I have used a lot of Kwik Sew knit shirt patterns and I have often noticed with the one piece fronts that the front and back are often the same except for the neckline and the sleeves are often symmetrical front to back. When this is the case, I redraft the pattern with my length alterations onto sturdy butcher paper making one sleeve for each sleeve length and just one full sized back. Sometimes I'll lengthen the back piece for a dress. Over the years I have also drafted an assortment of neckline treatments from different patterns (with 4 or 5 inches of the shoulder lines for centering the pieces), a crowl, a 'v' neck, turtleneck, a scoop neck, etc. each with a front and back.
DH made me a 4'x8' cutting table at a suitable height and I covered the table with 4'x8' cutting surface.

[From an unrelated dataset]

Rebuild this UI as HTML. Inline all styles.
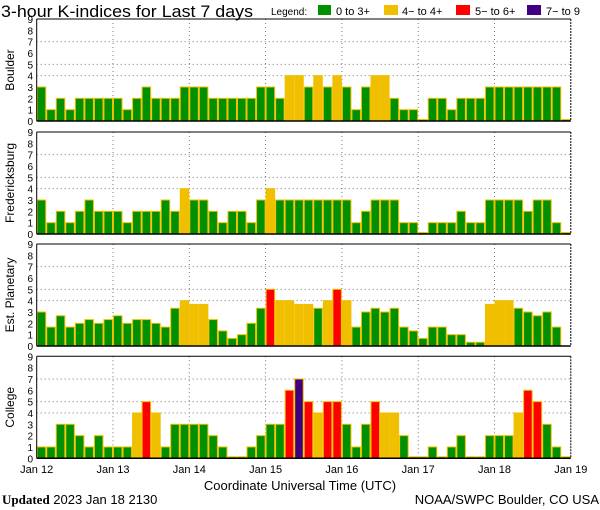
<!DOCTYPE html>
<html><head><meta charset="utf-8"><style>
body{margin:0;background:#fff;width:600px;height:510px;overflow:hidden}
svg{display:block}
text{font-family:"Liberation Sans",sans-serif;fill:#000}
</style></head><body>
<svg id="chart" width="600" height="510" viewBox="0 0 600 510" xmlns="http://www.w3.org/2000/svg">
<text x="1" y="17" font-size="17" textLength="252" lengthAdjust="spacingAndGlyphs">3-hour K-indices for Last 7 days</text>
<g font-size="11">
<text x="271" y="15" font-size="10">Legend:</text>
<rect x="318" y="5" width="13" height="10" fill="#009000"/>
<text x="336" y="15">0 to 3+</text>
<rect x="384" y="5" width="14" height="10" fill="#f0c000"/>
<text x="402" y="15">4− to 4+</text>
<rect x="456" y="5" width="14" height="10" fill="#ff0000"/>
<text x="475" y="15">5− to 6+</text>
<rect x="527" y="5" width="14" height="10" fill="#400080"/>
<text x="546" y="15">7− to 9</text>
</g>
<g id="panels"></g>
<text x="300" y="490" font-size="13" text-anchor="middle">Coordinate Universal Time (UTC)</text>
<text x="2" y="504" font-size="13"><tspan font-family="Liberation Serif" font-weight="bold">Updated</tspan> 2023 Jan 18 2130</text>
<text x="599" y="504" font-size="13" text-anchor="end">NOAA/SWPC Boulder, CO USA</text>
</svg>
<script>
const stations = ["Boulder","Fredericksburg","Est. Planetary","College"];
const boulder = [3,1,2,1,2,2,2,2,2,1,2,3,2,2,2,3,3,3,2,2,2,2,2,3,3,2,4,4,3,4,3,4,3,1,3,4,4,2,1,1,0,2,2,1,2,2,2,3,3,3,3,3,3,3,3,0];
const fredericksburg = [3,1,2,1,2,3,2,2,2,1,2,2,2,3,2,4,3,3,2,1,2,2,1,3,4,3,3,3,3,3,3,3,3,1,2,3,3,3,1,1,0,1,1,1,2,1,1,3,3,3,3,2,3,3,1,0];
const planetary = [3,1.67,2.67,1.67,2,2.33,2,2.33,2.67,2,2.33,2.33,2,1.67,3.33,4,3.67,3.67,2.33,1.33,0.67,1,2,3.33,5,4,4,3.67,3.67,3.33,4,5,4,1.67,3,3.33,3,3.33,1.67,1.33,0.67,1.67,1.67,1,1,0.33,0.33,3.67,4,4,3.33,3,2.67,3,1.67,null];
const college = [1,1,3,3,2,1,2,1,1,1,4,5,4,1,3,3,3,3,2,1,0,0,1,2,3,3,6,7,5,4,5,5,3,1,3,5,4,4,2,0,0,1,0,1,2,0,0,2,2,2,4,6,5,3,1,0];
const seriesList = [boulder,fredericksburg,planetary,college];
const dayLabels = ["Jan 12","Jan 13","Jan 14","Jan 15","Jan 16","Jan 17","Jan 18","Jan 19"];
const yTicks = [0,1,2,3,4,5,6,7,8,9];
const gridLevels = [4,5,7];

const NS="http://www.w3.org/2000/svg";
const X0=36.7, X1=570.8, NB=56, BW=(X1-X0)/NB;
const tops=[19,132,244,356.3], PH=102;
const xScale=i=>X0+i*BW;
const xDay=d=>X0+d*(X1-X0)/7;
function color(v){return v>=6.67?"#400080":v>=4.67?"#ff0000":v>=3.67?"#f0c000":"#009000";}
function mk(tag,attrs,parent){const e=document.createElementNS(NS,tag);for(const k in attrs)e.setAttribute(k,attrs[k]);parent.appendChild(e);return e;}
const root=document.getElementById("panels");
seriesList.forEach((data,p)=>{
  const top=tops[p], base=top+PH;
  const yScale=v=>base-v*PH/9;
  const g=mk("g",{},root);
  
  
  gridLevels.forEach(l=>{const ln=mk("line",{x1:X0,x2:X1,y1:yScale(l),y2:yScale(l),stroke:"#777","stroke-dasharray":"1,3"},g);
    });
  for(let d=1;d<7;d++){const ln=mk("line",{x1:xDay(d),x2:xDay(d),y1:top,y2:base,stroke:"#777","stroke-dasharray":"1,3"},g);
    }
  data.forEach((v,i)=>{
    if(v===null)return;
    const y=v<=0?base-1.5:yScale(v);
    const r=mk("rect",{x:xScale(i)+0.5,y:y,width:BW-1,height:base-y,fill:color(v),stroke:"#f0c000","stroke-width":1},g);
    
    
  });
  mk("line",{x1:X0,x2:X1,y1:top,y2:top,stroke:"#000","stroke-width":1},g);
  mk("line",{x1:X0,x2:X1,y1:base,y2:base,stroke:"#000","stroke-width":1.5},g);
  mk("line",{x1:X0,x2:X0,y1:top,y2:base,stroke:"#000","stroke-width":1},g);
  mk("line",{x1:X1,x2:X1,y1:top,y2:base,stroke:"#000","stroke-width":1,"stroke-dasharray":"2,1"},g);
  yTicks.forEach(t=>{const tx=mk("text",{x:33,y:yScale(t)+4,"font-size":"10","text-anchor":"end"},g);tx.textContent=t;
    });
  const lab=mk("text",{x:0,y:0,"font-size":"12","text-anchor":"middle",transform:`translate(14,${top+PH/2}) rotate(-90)`},g);
  lab.textContent=stations[p];
  
  
});
dayLabels.forEach((d,i)=>{const t=mk("text",{x:xDay(i),y:473,"font-size":"11","text-anchor":"middle"},root);t.textContent=d;
  });
</script>
</body></html>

I used to hate to cut out patterns but now just I throw my knit fabric on the table, toss on the 2 butcher paper pattern pieces with weights on top and go at it with a rotary cutter. No pins needed. I'll do 8 to 10 shirts or dresses in a row this way with different fabrics. It only takes about an hour.
After the generic shirts and/or dresses are all cut they can sit in a pile until I'm ready to use them. When I'm ready to finish them I get out the necklines and decide which neckline treatment I'll use for each and cut each front and back piece with the neckline pattern. When they are all put together I have a collection of knit shirts and/or dresses that are all different. If I'm just doing just one shirt or dress from beginning to end it only takes about 2 hours to complete.
I draft all my pattern pieces regardless of the style or fabric to be used to butcher paper even if I know I may only use the pattern one time. I only have to make my alteration decisions once and it's ready at a moment's notice when I get the impulse to sew, and I don't have to deal with the messiness of shifting tissue pattern or worry about the cat that loves to help me by tearing and rolling on tissue paper when I'm trying to cut. I buy a commercial roll of butcher paper every few years. HTH.